◆ Given request
Restate the whole of the material. Keep every word, and drop the pictures.
---- Dataset excerpt
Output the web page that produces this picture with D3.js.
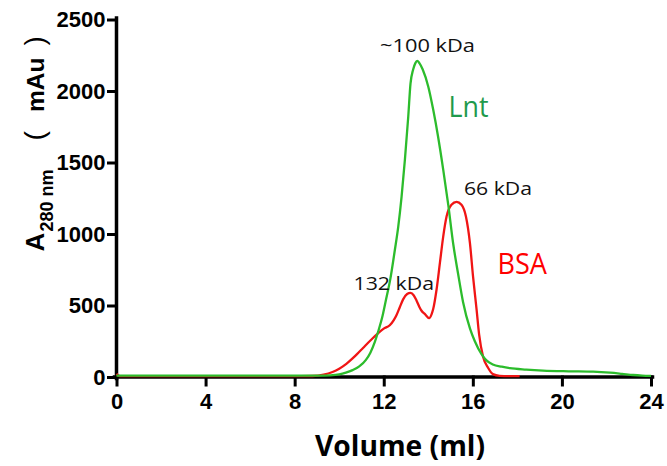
<!DOCTYPE html>
<html>
<head>
<meta charset="utf-8">
<script src="https://cdn.jsdelivr.net/npm/d3@7"></script>
<style>
  html, body { margin: 0; padding: 0; background: #fff; }
  svg { display: block; }
</style>
</head>
<body>
<svg id="chart" width="667" height="466"></svg>
<script>
// Elution volumes (ml) and absorbance at 280 nm (mAu) for each run
const lntVolume = [0, 2, 4, 6, 8, 9, 9.6, 10.0, 10.3, 10.6, 10.9, 11.2, 11.4, 11.6, 11.75, 11.95,
  12.1, 12.3, 12.5, 12.65, 12.8, 12.95, 13.1, 13.2, 13.32, 13.42, 13.5, 13.6, 13.75, 14.0,
  14.22, 14.44, 14.67, 14.9, 15.12, 15.34, 15.56, 15.87, 16.09, 16.39, 16.6, 16.9,
  17.3, 17.66, 18.4, 19.15, 20.3, 21.4, 22.16, 22.7, 23.2, 23.6, 24];
const lntAbsorbance = [10, 10, 10, 10, 10, 10, 12, 18, 30, 48, 74, 120, 170, 245, 318, 430,
  540, 690, 890, 1050, 1260, 1520, 1820, 2050, 2150, 2195, 2210, 2195, 2150, 2030,
  1870, 1680, 1450, 1200, 930, 720, 525, 340, 250, 160, 118, 88,
  72, 62, 52, 45, 40, 37, 30, 22, 14, 10, 8];

const bsaVolume = [0, 0.15, 2, 4, 6, 8, 8.8, 9.3, 9.7, 10.0, 10.32, 10.6, 10.8, 11.07, 11.4,
  11.74, 12.0, 12.27, 12.45, 12.57, 12.72, 12.87, 13.05, 13.2, 13.35, 13.47, 13.6, 13.69,
  13.85, 14.04, 14.15, 14.22, 14.37, 14.52, 14.67, 14.82, 15.04, 15.27, 15.49, 15.69, 15.87,
  16.01, 16.17, 16.28, 16.46, 16.69, 16.9, 17.2, 17.6, 18.1];
const bsaAbsorbance = [22, 6, 6, 6, 6, 6, 7, 16, 35, 58, 92, 130, 160, 203, 255,
  305, 338, 362, 398, 432, 488, 543, 580, 588, 570, 535, 490, 465,
  440, 412, 440, 475, 610, 796, 982, 1122, 1204, 1225, 1204, 1122, 936,
  702, 469, 300, 142, 63, 20, 8, 6, 6];

const xTickValues = [0, 4, 8, 12, 16, 20, 24];
const yTickValues = [0, 500, 1000, 1500, 2000, 2500];

// Peak annotations and series labels
const annotations = [
  { text: "~100 kDa", x: 380, y: 51.5, len: 95, color: "#111", size: 19 },
  { text: "66 kDa", x: 464, y: 195, len: 68, color: "#111", size: 19 },
  { text: "132 kDa", x: 353.5, y: 290, len: 80.5, color: "#111", size: 19 },
  { text: "Lnt", x: 448.5, y: 116.5, len: 40, color: "#1f9a4c", size: 30 },
  { text: "BSA", x: 497.5, y: 274, len: 49.5, color: "#ff0000", size: 29 }
];

const svg = d3.select("#chart");

const x = d3.scaleLinear().domain([0, 24]).range([116.5, 651]);
const y = d3.scaleLinear().domain([0, 2500]).range([377, 19.5]);

const tickFont = "'Liberation Sans', Arial, sans-serif";

// X axis
const xAxis = svg.append("g")
  .attr("transform", `translate(0,${y(0)})`)
  .call(d3.axisBottom(x).tickValues(xTickValues).tickFormat(d3.format("d"))
    .tickSize(8).tickPadding(8).tickSizeOuter(0));
xAxis.select(".domain").attr("stroke", "#000").attr("stroke-width", 3.5)
  .attr("d", `M${x(0) - 2},0H${x(24) + 1.5}`);
xAxis.selectAll(".tick line").attr("stroke", "#000").attr("stroke-width", 3);
xAxis.selectAll(".tick text")
  .attr("font-family", tickFont).attr("font-weight", "bold")
  .attr("font-size", 22).attr("fill", "#000");

// Y axis
const yAxis = svg.append("g")
  .attr("transform", `translate(${x(0)},0)`)
  .call(d3.axisLeft(y).tickValues(yTickValues).tickFormat(d3.format("d"))
    .tickSize(8).tickPadding(3).tickSizeOuter(0));
yAxis.select(".domain").attr("stroke", "#000").attr("stroke-width", 3.5)
  .attr("d", `M0,${y(2500) - 1.5}V${y(0) + 1.5}`);
yAxis.selectAll(".tick line").attr("stroke", "#000").attr("stroke-width", 3);
yAxis.selectAll(".tick text")
  .attr("font-family", tickFont).attr("font-weight", "bold")
  .attr("font-size", 22).attr("fill", "#000");
svg.selectAll(".domain, .tick line").attr("stroke-linecap", "square");

// Chromatogram traces
const line = d3.line()
  .x(d => x(d[0]))
  .y(d => y(d[1]))
  .curve(d3.curveMonotoneX);

const bsaData = d3.zip(bsaVolume, bsaAbsorbance);
const lntData = d3.zip(lntVolume, lntAbsorbance);

svg.append("path")
  .datum(bsaData)
  .attr("d", line)
  .attr("fill", "none")
  .attr("stroke", "#f01515")
  .attr("stroke-width", 2.3)
  .attr("stroke-linejoin", "round");

svg.append("path")
  .datum(lntData)
  .attr("d", line)
  .attr("fill", "none")
  .attr("stroke", "#2cbc2c")
  .attr("stroke-width", 2.3)
  .attr("stroke-linejoin", "round");

// Labels
svg.selectAll("text.note")
  .data(annotations)
  .enter().append("text")
  .attr("class", "note")
  .attr("x", d => d.x)
  .attr("y", d => d.y)
  .attr("font-family", "'Open Sans', 'Noto Sans', sans-serif")
  .attr("font-size", d => d.size)
  .attr("fill", d => d.color)
  .attr("textLength", d => d.len)
  .attr("lengthAdjust", "spacingAndGlyphs")
  .text(d => d.text);

// Axis titles
svg.append("text")
  .attr("x", 315)
  .attr("y", 456)
  .attr("font-family", "'Open Sans', 'Noto Sans', sans-serif")
  .attr("font-weight", "bold")
  .attr("font-size", 28)
  .attr("fill", "#000")
  .attr("textLength", 170)
  .attr("lengthAdjust", "spacingAndGlyphs")
  .text("Volume (ml)");

// Rotated y title; local x runs upward from the bottom of the "A"
const yTitle = svg.append("text")
  .attr("transform", "translate(43.5,251.5) rotate(-90)")
  .attr("font-family", tickFont)
  .attr("font-weight", "bold")
  .attr("fill", "#000");
yTitle.append("tspan").attr("x", 0).attr("y", 0).attr("font-size", 26).text("A");
yTitle.append("tspan").attr("x", 20).attr("y", 9).attr("font-size", 18).text("280 nm");
yTitle.append("tspan").attr("x", 111).attr("y", 0).attr("font-size", 28)
  .attr("font-weight", "normal").text("(");
yTitle.append("tspan").attr("x", 139.5).attr("y", 0).attr("font-size", 24.5).text("mAu");
yTitle.append("tspan").attr("x", 206).attr("y", 0).attr("font-size", 28)
  .attr("font-weight", "normal").text(")");
</script>
</body>
</html>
--------
◆ Response
Output the web page that produces this picture with D3.js.
<!DOCTYPE html>
<html>
<head>
<meta charset="utf-8">
<script src="https://cdn.jsdelivr.net/npm/d3@7"></script>
<style>
  html, body { margin: 0; padding: 0; background: #fff; }
  svg { display: block; }
</style>
</head>
<body>
<svg id="chart" width="667" height="466"></svg>
<script>
// Elution volumes (ml) and absorbance at 280 nm (mAu) for each run
const lntVolume = [0, 2, 4, 6, 8, 9, 9.6, 10.0, 10.3, 10.6, 10.9, 11.2, 11.4, 11.6, 11.75, 11.95,
  12.1, 12.3, 12.5, 12.65, 12.8, 12.95, 13.1, 13.2, 13.32, 13.42, 13.5, 13.6, 13.75, 14.0,
  14.22, 14.44, 14.67, 14.9, 15.12, 15.34, 15.56, 15.87, 16.09, 16.39, 16.6, 16.9,
  17.3, 17.66, 18.4, 19.15, 20.3, 21.4, 22.16, 22.7, 23.2, 23.6, 24];
const lntAbsorbance = [10, 10, 10, 10, 10, 10, 12, 18, 30, 48, 74, 120, 170, 245, 318, 430,
  540, 690, 890, 1050, 1260, 1520, 1820, 2050, 2150, 2195, 2210, 2195, 2150, 2030,
  1870, 1680, 1450, 1200, 930, 720, 525, 340, 250, 160, 118, 88,
  72, 62, 52, 45, 40, 37, 30, 22, 14, 10, 8];

const bsaVolume = [0, 0.15, 2, 4, 6, 8, 8.8, 9.3, 9.7, 10.0, 10.32, 10.6, 10.8, 11.07, 11.4,
  11.74, 12.0, 12.27, 12.45, 12.57, 12.72, 12.87, 13.05, 13.2, 13.35, 13.47, 13.6, 13.69,
  13.85, 14.04, 14.15, 14.22, 14.37, 14.52, 14.67, 14.82, 15.04, 15.27, 15.49, 15.69, 15.87,
  16.01, 16.17, 16.28, 16.46, 16.69, 16.9, 17.2, 17.6, 18.1];
const bsaAbsorbance = [22, 6, 6, 6, 6, 6, 7, 16, 35, 58, 92, 130, 160, 203, 255,
  305, 338, 362, 398, 432, 488, 543, 580, 588, 570, 535, 490, 465,
  440, 412, 440, 475, 610, 796, 982, 1122, 1204, 1225, 1204, 1122, 936,
  702, 469, 300, 142, 63, 20, 8, 6, 6];

const xTickValues = [0, 4, 8, 12, 16, 20, 24];
const yTickValues = [0, 500, 1000, 1500, 2000, 2500];

// Peak annotations and series labels
const annotations = [
  { text: "~100 kDa", x: 380, y: 51.5, len: 95, color: "#111", size: 19 },
  { text: "66 kDa", x: 464, y: 195, len: 68, color: "#111", size: 19 },
  { text: "132 kDa", x: 353.5, y: 290, len: 80.5, color: "#111", size: 19 },
  { text: "Lnt", x: 448.5, y: 116.5, len: 40, color: "#1f9a4c", size: 30 },
  { text: "BSA", x: 497.5, y: 274, len: 49.5, color: "#ff0000", size: 29 }
];

const svg = d3.select("#chart");

const x = d3.scaleLinear().domain([0, 24]).range([116.5, 651]);
const y = d3.scaleLinear().domain([0, 2500]).range([377, 19.5]);

const tickFont = "'Liberation Sans', Arial, sans-serif";

// X axis
const xAxis = svg.append("g")
  .attr("transform", `translate(0,${y(0)})`)
  .call(d3.axisBottom(x).tickValues(xTickValues).tickFormat(d3.format("d"))
    .tickSize(8).tickPadding(8).tickSizeOuter(0));
xAxis.select(".domain").attr("stroke", "#000").attr("stroke-width", 3.5)
  .attr("d", `M${x(0) - 2},0H${x(24) + 1.5}`);
xAxis.selectAll(".tick line").attr("stroke", "#000").attr("stroke-width", 3);
xAxis.selectAll(".tick text")
  .attr("font-family", tickFont).attr("font-weight", "bold")
  .attr("font-size", 22).attr("fill", "#000");

// Y axis
const yAxis = svg.append("g")
  .attr("transform", `translate(${x(0)},0)`)
  .call(d3.axisLeft(y).tickValues(yTickValues).tickFormat(d3.format("d"))
    .tickSize(8).tickPadding(3).tickSizeOuter(0));
yAxis.select(".domain").attr("stroke", "#000").attr("stroke-width", 3.5)
  .attr("d", `M0,${y(2500) - 1.5}V${y(0) + 1.5}`);
yAxis.selectAll(".tick line").attr("stroke", "#000").attr("stroke-width", 3);
yAxis.selectAll(".tick text")
  .attr("font-family", tickFont).attr("font-weight", "bold")
  .attr("font-size", 22).attr("fill", "#000");
svg.selectAll(".domain, .tick line").attr("stroke-linecap", "square");

// Chromatogram traces
const line = d3.line()
  .x(d => x(d[0]))
  .y(d => y(d[1]))
  .curve(d3.curveMonotoneX);

const bsaData = d3.zip(bsaVolume, bsaAbsorbance);
const lntData = d3.zip(lntVolume, lntAbsorbance);

svg.append("path")
  .datum(bsaData)
  .attr("d", line)
  .attr("fill", "none")
  .attr("stroke", "#f01515")
  .attr("stroke-width", 2.3)
  .attr("stroke-linejoin", "round");

svg.append("path")
  .datum(lntData)
  .attr("d", line)
  .attr("fill", "none")
  .attr("stroke", "#2cbc2c")
  .attr("stroke-width", 2.3)
  .attr("stroke-linejoin", "round");

// Labels
svg.selectAll("text.note")
  .data(annotations)
  .enter().append("text")
  .attr("class", "note")
  .attr("x", d => d.x)
  .attr("y", d => d.y)
  .attr("font-family", "'Open Sans', 'Noto Sans', sans-serif")
  .attr("font-size", d => d.size)
  .attr("fill", d => d.color)
  .attr("textLength", d => d.len)
  .attr("lengthAdjust", "spacingAndGlyphs")
  .text(d => d.text);

// Axis titles
svg.append("text")
  .attr("x", 315)
  .attr("y", 456)
  .attr("font-family", "'Open Sans', 'Noto Sans', sans-serif")
  .attr("font-weight", "bold")
  .attr("font-size", 28)
  .attr("fill", "#000")
  .attr("textLength", 170)
  .attr("lengthAdjust", "spacingAndGlyphs")
  .text("Volume (ml)");

// Rotated y title; local x runs upward from the bottom of the "A"
const yTitle = svg.append("text")
  .attr("transform", "translate(43.5,251.5) rotate(-90)")
  .attr("font-family", tickFont)
  .attr("font-weight", "bold")
  .attr("fill", "#000");
yTitle.append("tspan").attr("x", 0).attr("y", 0).attr("font-size", 26).text("A");
yTitle.append("tspan").attr("x", 20).attr("y", 9).attr("font-size", 18).text("280 nm");
yTitle.append("tspan").attr("x", 111).attr("y", 0).attr("font-size", 28)
  .attr("font-weight", "normal").text("(");
yTitle.append("tspan").attr("x", 139.5).attr("y", 0).attr("font-size", 24.5).text("mAu");
yTitle.append("tspan").attr("x", 206).attr("y", 0).attr("font-size", 28)
  .attr("font-weight", "normal").text(")");
</script>
</body>
</html>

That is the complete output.